## Job
Copy the listing below in full and skip every picture.

## Information provided
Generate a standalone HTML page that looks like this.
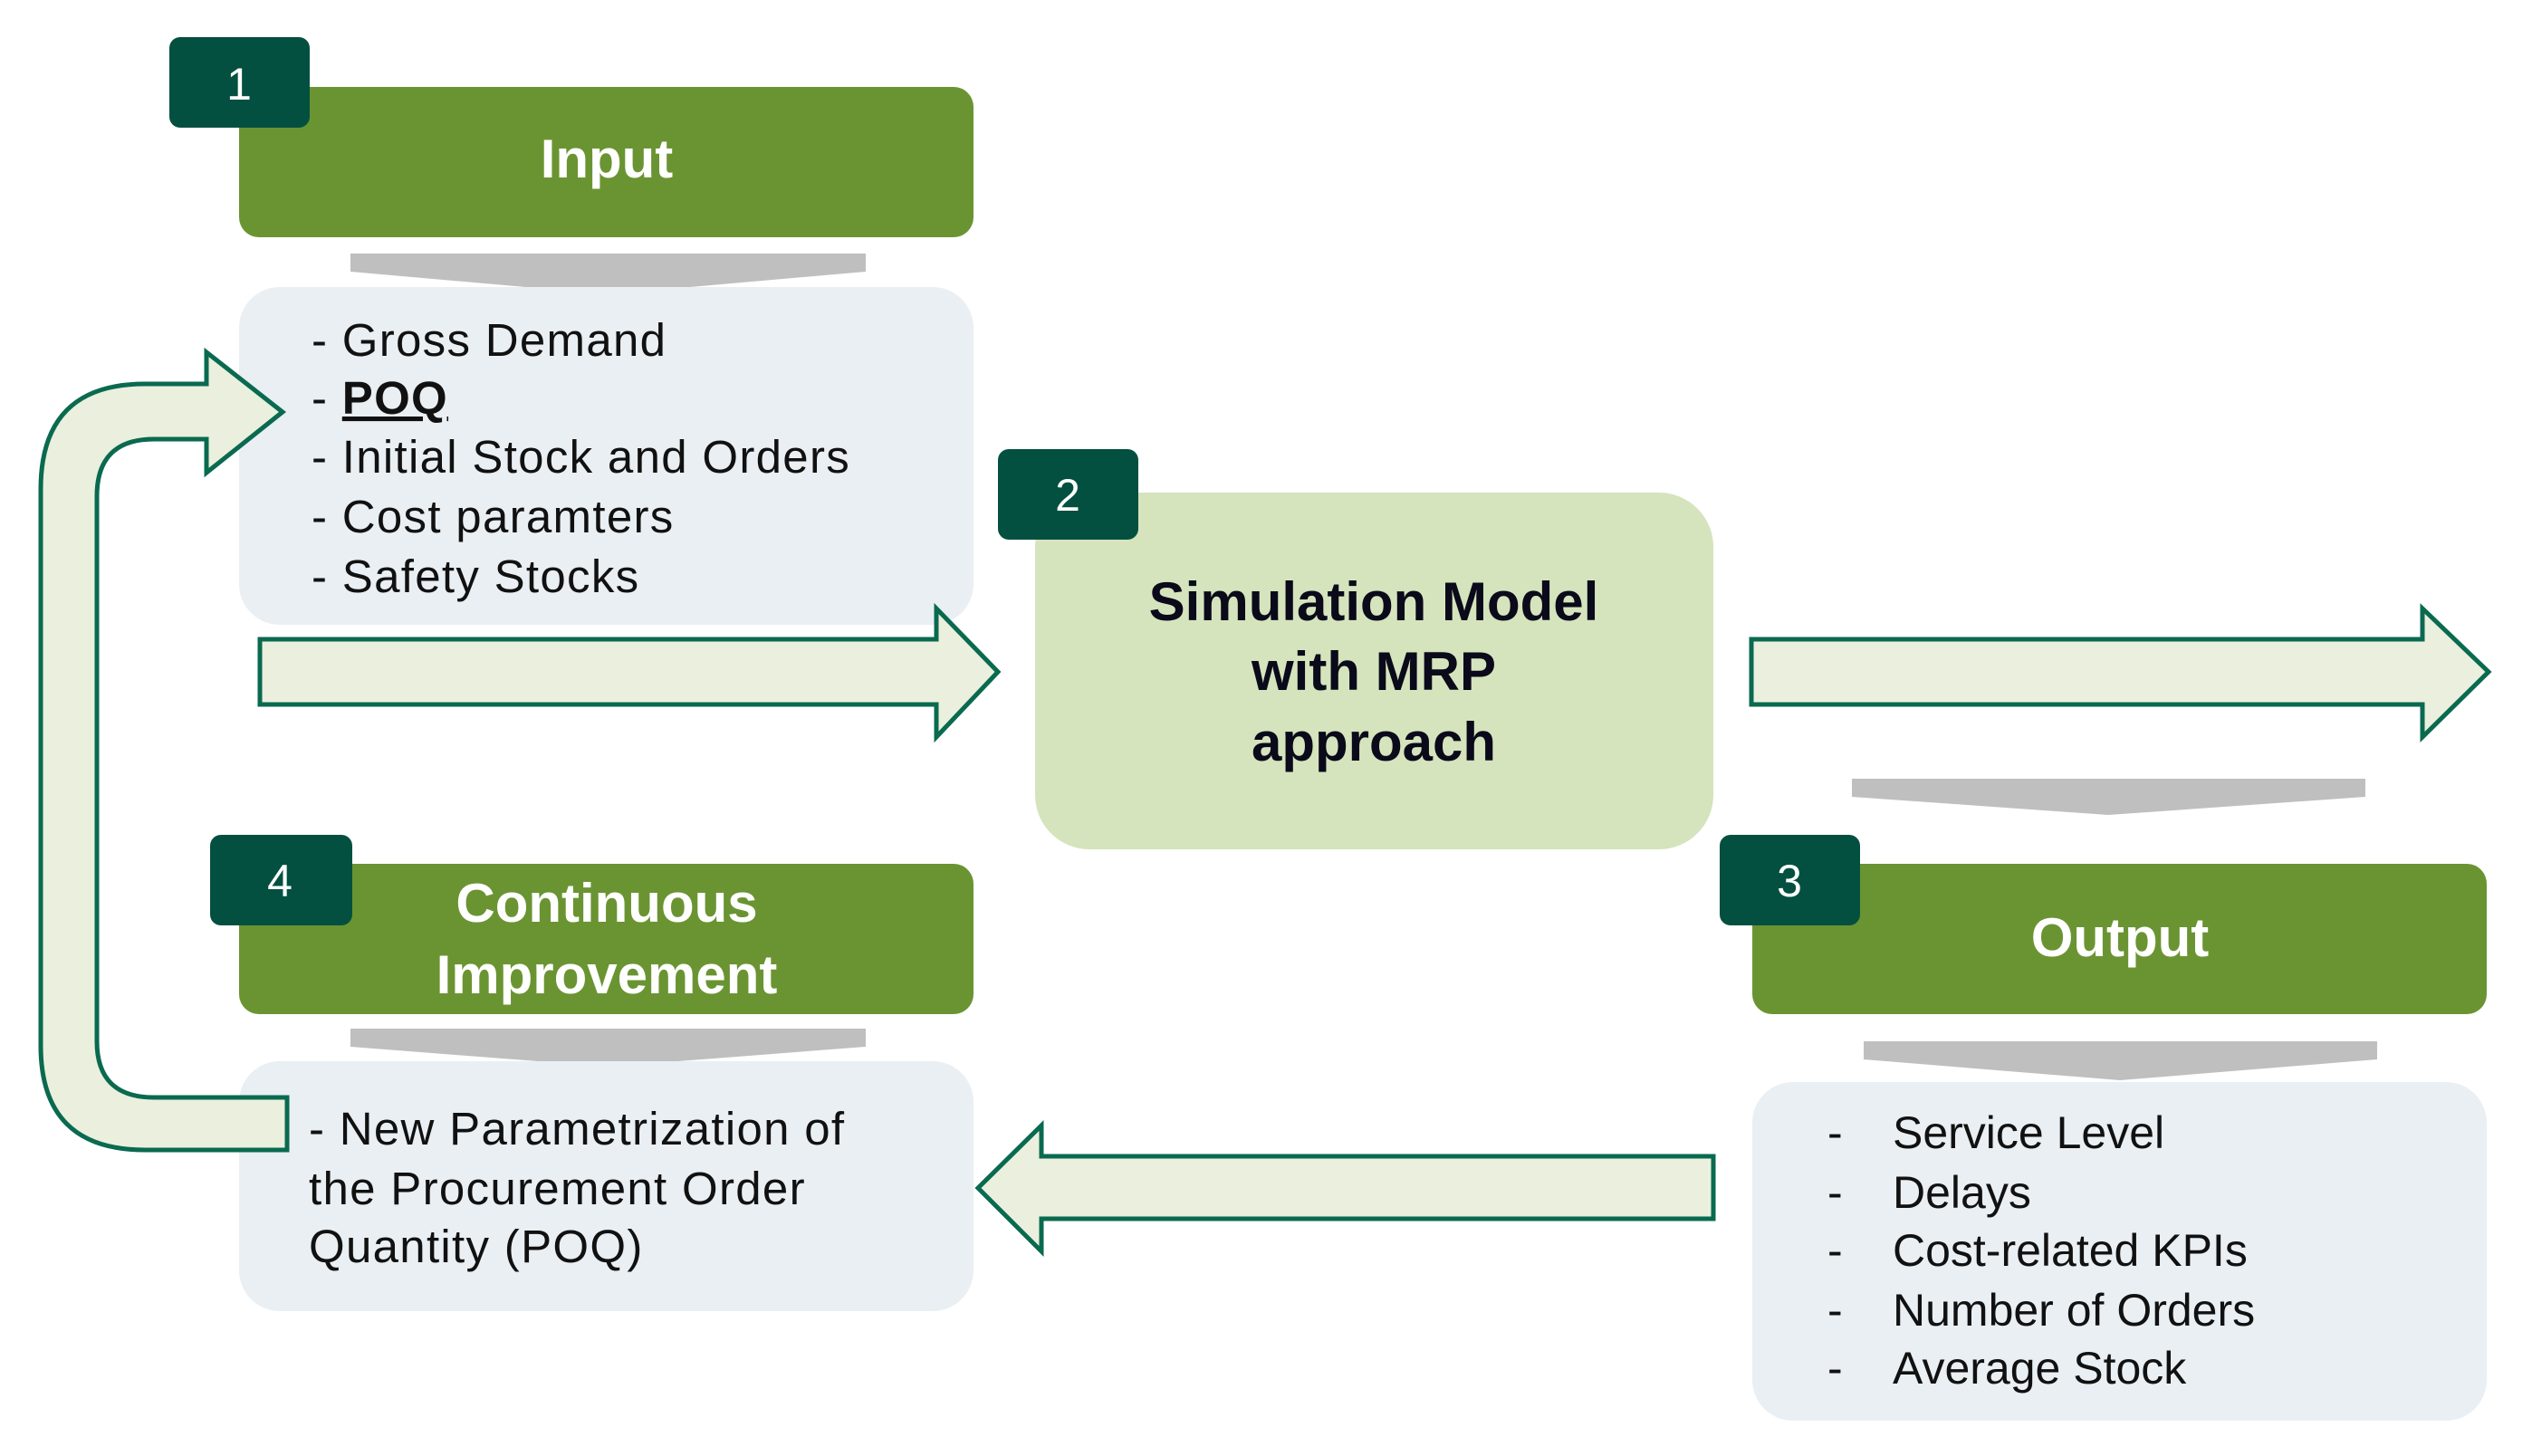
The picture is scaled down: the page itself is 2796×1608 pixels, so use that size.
<!DOCTYPE html>
<html><head><meta charset="utf-8"><style>
html,body{margin:0;padding:0;background:#fff}
svg{display:block}
.t{font-family:"Liberation Sans",sans-serif}
</style></head><body>
<svg width="2796" height="1608" viewBox="0 0 2796 1608" xmlns="http://www.w3.org/2000/svg">
<!-- Input -->
<rect x="264" y="96" width="811" height="166" rx="22" fill="#6a9432"/>
<rect x="187" y="41" width="155" height="100" rx="12" fill="#045040"/>
<text x="264" y="110" class="t" font-size="50" fill="#fff" text-anchor="middle">1</text>
<text x="670" y="196" class="t" font-size="60" font-weight="bold" fill="#fff" text-anchor="middle">Input</text>
<polygon points="387,280 956,280 956,300 671,325 387,300" fill="#bfbfbf"/>
<rect x="264" y="317" width="811" height="373" rx="45" fill="#e9eff3"/>
<g class="t" font-size="51" fill="#111" letter-spacing="1.3">
<text x="344" y="393">- Gross Demand</text>
<text x="344" y="457">- <tspan font-weight="bold" text-decoration="underline">POQ</tspan></text>
<text x="344" y="522">- Initial Stock and Orders</text>
<text x="344" y="588">- Cost paramters</text>
<text x="344" y="654">- Safety Stocks</text>
</g>
<!-- arrow 1 -->
<polygon points="287,706 1034,706 1034,672 1102,742 1034,814 1034,778 287,778" fill="#eaf0dd" stroke="#0a6a50" stroke-width="5"/>
<!-- Sim box -->
<rect x="1143" y="544" width="749" height="394" rx="60" fill="#d5e4bc"/>
<rect x="1102" y="496" width="155" height="100" rx="12" fill="#045040"/>
<text x="1179" y="564" class="t" font-size="50" fill="#fff" text-anchor="middle">2</text>
<g class="t" font-size="60" font-weight="bold" fill="#0a0a1a" text-anchor="middle">
<text x="1517" y="685">Simulation Model</text>
<text x="1517" y="762">with MRP</text>
<text x="1517" y="840">approach</text>
</g>
<!-- arrow 2 -->
<polygon points="1934,706 2675,706 2675,672 2748,742 2675,814 2675,778 1934,778" fill="#eaf0dd" stroke="#0a6a50" stroke-width="5"/>
<polygon points="2045,860 2612,860 2612,880 2328,900 2045,880" fill="#bfbfbf"/>
<!-- Output -->
<rect x="1935" y="954" width="811" height="166" rx="22" fill="#6a9432"/>
<rect x="1899" y="922" width="155" height="100" rx="12" fill="#045040"/>
<text x="1976" y="990" class="t" font-size="50" fill="#fff" text-anchor="middle">3</text>
<text x="2341" y="1056" class="t" font-size="60" font-weight="bold" fill="#fff" text-anchor="middle">Output</text>
<polygon points="2058,1150 2625,1150 2625,1170 2341,1193 2058,1170" fill="#bfbfbf"/>
<rect x="1935" y="1195" width="811" height="374" rx="45" fill="#e9eff3"/>
<g class="t" font-size="50" fill="#111">
<text x="2018" y="1268">-</text><text x="2090" y="1268">Service Level</text>
<text x="2018" y="1334">-</text><text x="2090" y="1334">Delays</text>
<text x="2018" y="1398">-</text><text x="2090" y="1398">Cost-related KPIs</text>
<text x="2018" y="1464">-</text><text x="2090" y="1464">Number  of Orders</text>
<text x="2018" y="1528">-</text><text x="2090" y="1528">Average Stock</text>
</g>
<!-- left arrow -->
<polygon points="1892,1277 1150,1277 1150,1243 1080,1312 1150,1382 1150,1346 1892,1346" fill="#eaf0dd" stroke="#0a6a50" stroke-width="5"/>
<!-- CI -->
<rect x="264" y="954" width="811" height="166" rx="22" fill="#6a9432"/>
<rect x="232" y="922" width="157" height="100" rx="12" fill="#045040"/>
<text x="309" y="990" class="t" font-size="50" fill="#fff" text-anchor="middle">4</text>
<g class="t" font-size="60" font-weight="bold" fill="#fff" text-anchor="middle">
<text x="670" y="1018">Continuous</text>
<text x="670" y="1097">Improvement</text>
</g>
<polygon points="387,1136 956,1136 956,1156 671,1178 387,1156" fill="#bfbfbf"/>
<rect x="264" y="1172" width="811" height="276" rx="45" fill="#e9eff3"/>
<g class="t" font-size="51" fill="#111" letter-spacing="1.3">
<text x="341" y="1264">- New Parametrization of</text>
<text x="341" y="1330">the Procurement Order</text>
<text x="341" y="1394">Quantity (POQ)</text>
</g>
<!-- U-turn arrow -->
<path d="M317,1212 L317,1270 L160,1270 Q45,1270 45,1155 L45,540 Q45,424 160,424 L228,424 L228,389 L312,455 L228,522 L228,485 L170,485 Q107,485 107,548 L107,1150 Q107,1212 170,1212 Z" fill="#eaf0dd" stroke="#0a6a50" stroke-width="5"/>
</svg>
</body></html>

## Output of the task
Generate a standalone HTML page that looks like this.
The picture is scaled down: the page itself is 2796×1608 pixels, so use that size.
<!DOCTYPE html>
<html><head><meta charset="utf-8"><style>
html,body{margin:0;padding:0;background:#fff}
svg{display:block}
.t{font-family:"Liberation Sans",sans-serif}
</style></head><body>
<svg width="2796" height="1608" viewBox="0 0 2796 1608" xmlns="http://www.w3.org/2000/svg">
<!-- Input -->
<rect x="264" y="96" width="811" height="166" rx="22" fill="#6a9432"/>
<rect x="187" y="41" width="155" height="100" rx="12" fill="#045040"/>
<text x="264" y="110" class="t" font-size="50" fill="#fff" text-anchor="middle">1</text>
<text x="670" y="196" class="t" font-size="60" font-weight="bold" fill="#fff" text-anchor="middle">Input</text>
<polygon points="387,280 956,280 956,300 671,325 387,300" fill="#bfbfbf"/>
<rect x="264" y="317" width="811" height="373" rx="45" fill="#e9eff3"/>
<g class="t" font-size="51" fill="#111" letter-spacing="1.3">
<text x="344" y="393">- Gross Demand</text>
<text x="344" y="457">- <tspan font-weight="bold" text-decoration="underline">POQ</tspan></text>
<text x="344" y="522">- Initial Stock and Orders</text>
<text x="344" y="588">- Cost paramters</text>
<text x="344" y="654">- Safety Stocks</text>
</g>
<!-- arrow 1 -->
<polygon points="287,706 1034,706 1034,672 1102,742 1034,814 1034,778 287,778" fill="#eaf0dd" stroke="#0a6a50" stroke-width="5"/>
<!-- Sim box -->
<rect x="1143" y="544" width="749" height="394" rx="60" fill="#d5e4bc"/>
<rect x="1102" y="496" width="155" height="100" rx="12" fill="#045040"/>
<text x="1179" y="564" class="t" font-size="50" fill="#fff" text-anchor="middle">2</text>
<g class="t" font-size="60" font-weight="bold" fill="#0a0a1a" text-anchor="middle">
<text x="1517" y="685">Simulation Model</text>
<text x="1517" y="762">with MRP</text>
<text x="1517" y="840">approach</text>
</g>
<!-- arrow 2 -->
<polygon points="1934,706 2675,706 2675,672 2748,742 2675,814 2675,778 1934,778" fill="#eaf0dd" stroke="#0a6a50" stroke-width="5"/>
<polygon points="2045,860 2612,860 2612,880 2328,900 2045,880" fill="#bfbfbf"/>
<!-- Output -->
<rect x="1935" y="954" width="811" height="166" rx="22" fill="#6a9432"/>
<rect x="1899" y="922" width="155" height="100" rx="12" fill="#045040"/>
<text x="1976" y="990" class="t" font-size="50" fill="#fff" text-anchor="middle">3</text>
<text x="2341" y="1056" class="t" font-size="60" font-weight="bold" fill="#fff" text-anchor="middle">Output</text>
<polygon points="2058,1150 2625,1150 2625,1170 2341,1193 2058,1170" fill="#bfbfbf"/>
<rect x="1935" y="1195" width="811" height="374" rx="45" fill="#e9eff3"/>
<g class="t" font-size="50" fill="#111">
<text x="2018" y="1268">-</text><text x="2090" y="1268">Service Level</text>
<text x="2018" y="1334">-</text><text x="2090" y="1334">Delays</text>
<text x="2018" y="1398">-</text><text x="2090" y="1398">Cost-related KPIs</text>
<text x="2018" y="1464">-</text><text x="2090" y="1464">Number  of Orders</text>
<text x="2018" y="1528">-</text><text x="2090" y="1528">Average Stock</text>
</g>
<!-- left arrow -->
<polygon points="1892,1277 1150,1277 1150,1243 1080,1312 1150,1382 1150,1346 1892,1346" fill="#eaf0dd" stroke="#0a6a50" stroke-width="5"/>
<!-- CI -->
<rect x="264" y="954" width="811" height="166" rx="22" fill="#6a9432"/>
<rect x="232" y="922" width="157" height="100" rx="12" fill="#045040"/>
<text x="309" y="990" class="t" font-size="50" fill="#fff" text-anchor="middle">4</text>
<g class="t" font-size="60" font-weight="bold" fill="#fff" text-anchor="middle">
<text x="670" y="1018">Continuous</text>
<text x="670" y="1097">Improvement</text>
</g>
<polygon points="387,1136 956,1136 956,1156 671,1178 387,1156" fill="#bfbfbf"/>
<rect x="264" y="1172" width="811" height="276" rx="45" fill="#e9eff3"/>
<g class="t" font-size="51" fill="#111" letter-spacing="1.3">
<text x="341" y="1264">- New Parametrization of</text>
<text x="341" y="1330">the Procurement Order</text>
<text x="341" y="1394">Quantity (POQ)</text>
</g>
<!-- U-turn arrow -->
<path d="M317,1212 L317,1270 L160,1270 Q45,1270 45,1155 L45,540 Q45,424 160,424 L228,424 L228,389 L312,455 L228,522 L228,485 L170,485 Q107,485 107,548 L107,1150 Q107,1212 170,1212 Z" fill="#eaf0dd" stroke="#0a6a50" stroke-width="5"/>
</svg>
</body></html>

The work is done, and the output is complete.